RECORDS PROVIDED:
+ + +
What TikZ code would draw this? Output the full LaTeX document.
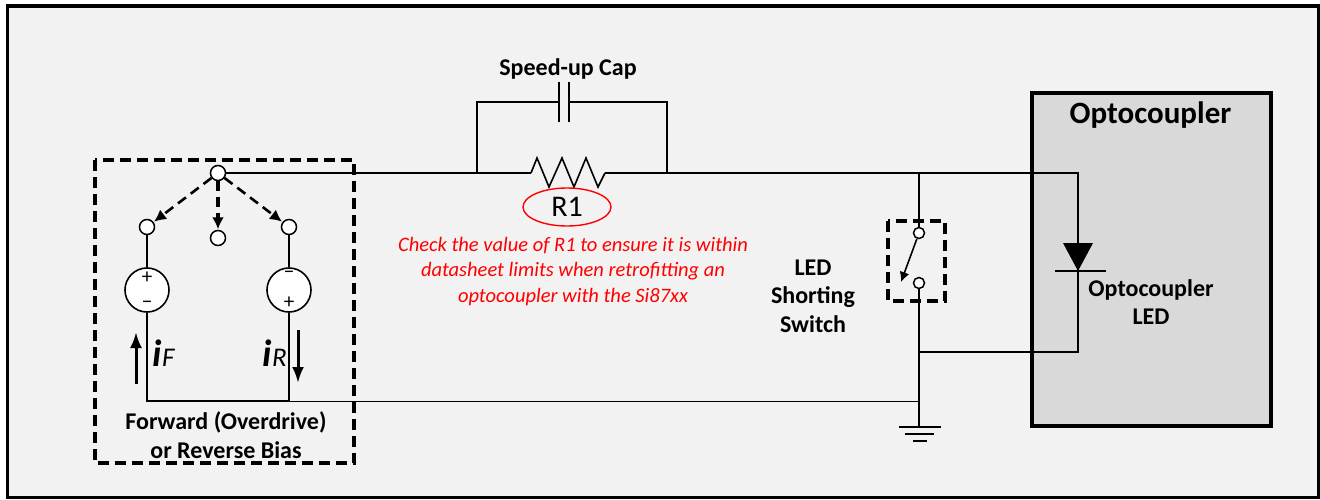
+ + +
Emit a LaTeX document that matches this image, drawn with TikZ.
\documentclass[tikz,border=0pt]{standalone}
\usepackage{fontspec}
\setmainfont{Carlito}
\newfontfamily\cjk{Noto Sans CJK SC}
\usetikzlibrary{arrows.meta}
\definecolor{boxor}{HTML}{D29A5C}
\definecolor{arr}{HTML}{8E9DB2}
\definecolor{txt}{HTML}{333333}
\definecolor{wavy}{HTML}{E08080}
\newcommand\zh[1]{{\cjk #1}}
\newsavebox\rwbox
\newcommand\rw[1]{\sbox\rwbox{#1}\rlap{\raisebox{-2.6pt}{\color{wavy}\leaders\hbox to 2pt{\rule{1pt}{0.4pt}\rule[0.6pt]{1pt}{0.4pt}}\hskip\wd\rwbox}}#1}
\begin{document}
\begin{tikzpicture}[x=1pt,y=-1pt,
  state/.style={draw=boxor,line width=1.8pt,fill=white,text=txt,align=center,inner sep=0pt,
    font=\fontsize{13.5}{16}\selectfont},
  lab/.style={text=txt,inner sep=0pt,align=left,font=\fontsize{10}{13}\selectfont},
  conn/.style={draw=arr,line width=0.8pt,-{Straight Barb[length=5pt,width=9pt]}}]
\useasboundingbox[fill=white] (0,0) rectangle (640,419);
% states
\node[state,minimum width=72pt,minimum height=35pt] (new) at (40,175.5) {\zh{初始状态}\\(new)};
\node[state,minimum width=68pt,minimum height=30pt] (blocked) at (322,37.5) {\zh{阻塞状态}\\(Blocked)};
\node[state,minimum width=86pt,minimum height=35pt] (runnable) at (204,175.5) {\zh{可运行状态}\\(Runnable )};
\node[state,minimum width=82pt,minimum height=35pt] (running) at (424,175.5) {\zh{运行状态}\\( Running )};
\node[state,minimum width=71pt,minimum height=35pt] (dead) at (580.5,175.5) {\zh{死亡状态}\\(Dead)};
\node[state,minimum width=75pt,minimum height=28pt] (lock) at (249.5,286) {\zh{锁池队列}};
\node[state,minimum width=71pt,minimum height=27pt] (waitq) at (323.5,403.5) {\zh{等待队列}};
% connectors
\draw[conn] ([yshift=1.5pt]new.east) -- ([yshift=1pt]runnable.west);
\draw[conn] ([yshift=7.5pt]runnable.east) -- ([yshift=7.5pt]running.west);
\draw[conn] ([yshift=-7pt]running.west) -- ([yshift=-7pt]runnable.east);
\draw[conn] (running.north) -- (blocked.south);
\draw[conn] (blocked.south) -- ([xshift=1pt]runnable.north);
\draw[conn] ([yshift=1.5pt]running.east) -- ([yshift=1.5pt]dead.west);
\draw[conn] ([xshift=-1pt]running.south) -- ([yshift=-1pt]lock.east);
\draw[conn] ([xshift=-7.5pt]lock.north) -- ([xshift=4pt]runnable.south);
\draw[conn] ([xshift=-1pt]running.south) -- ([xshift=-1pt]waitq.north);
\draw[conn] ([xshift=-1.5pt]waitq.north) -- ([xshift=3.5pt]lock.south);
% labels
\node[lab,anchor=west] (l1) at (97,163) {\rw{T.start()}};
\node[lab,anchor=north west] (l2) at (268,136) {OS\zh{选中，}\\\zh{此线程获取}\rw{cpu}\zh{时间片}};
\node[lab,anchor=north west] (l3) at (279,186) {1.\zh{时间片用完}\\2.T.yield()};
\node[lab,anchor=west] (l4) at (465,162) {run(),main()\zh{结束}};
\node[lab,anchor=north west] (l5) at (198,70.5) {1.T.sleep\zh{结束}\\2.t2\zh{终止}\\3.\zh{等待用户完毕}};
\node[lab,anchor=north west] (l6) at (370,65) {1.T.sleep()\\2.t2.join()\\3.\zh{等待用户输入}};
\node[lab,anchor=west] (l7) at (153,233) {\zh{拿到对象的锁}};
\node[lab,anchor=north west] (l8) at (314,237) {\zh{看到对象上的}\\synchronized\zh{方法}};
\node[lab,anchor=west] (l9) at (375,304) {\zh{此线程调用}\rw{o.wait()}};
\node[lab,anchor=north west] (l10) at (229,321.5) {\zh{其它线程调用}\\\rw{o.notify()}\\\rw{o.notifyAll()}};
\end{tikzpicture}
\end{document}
+ + +
YOUR GOAL:
Report how many lines of the listing hold the string "this", giving only the number.

FULL ANSWER:
2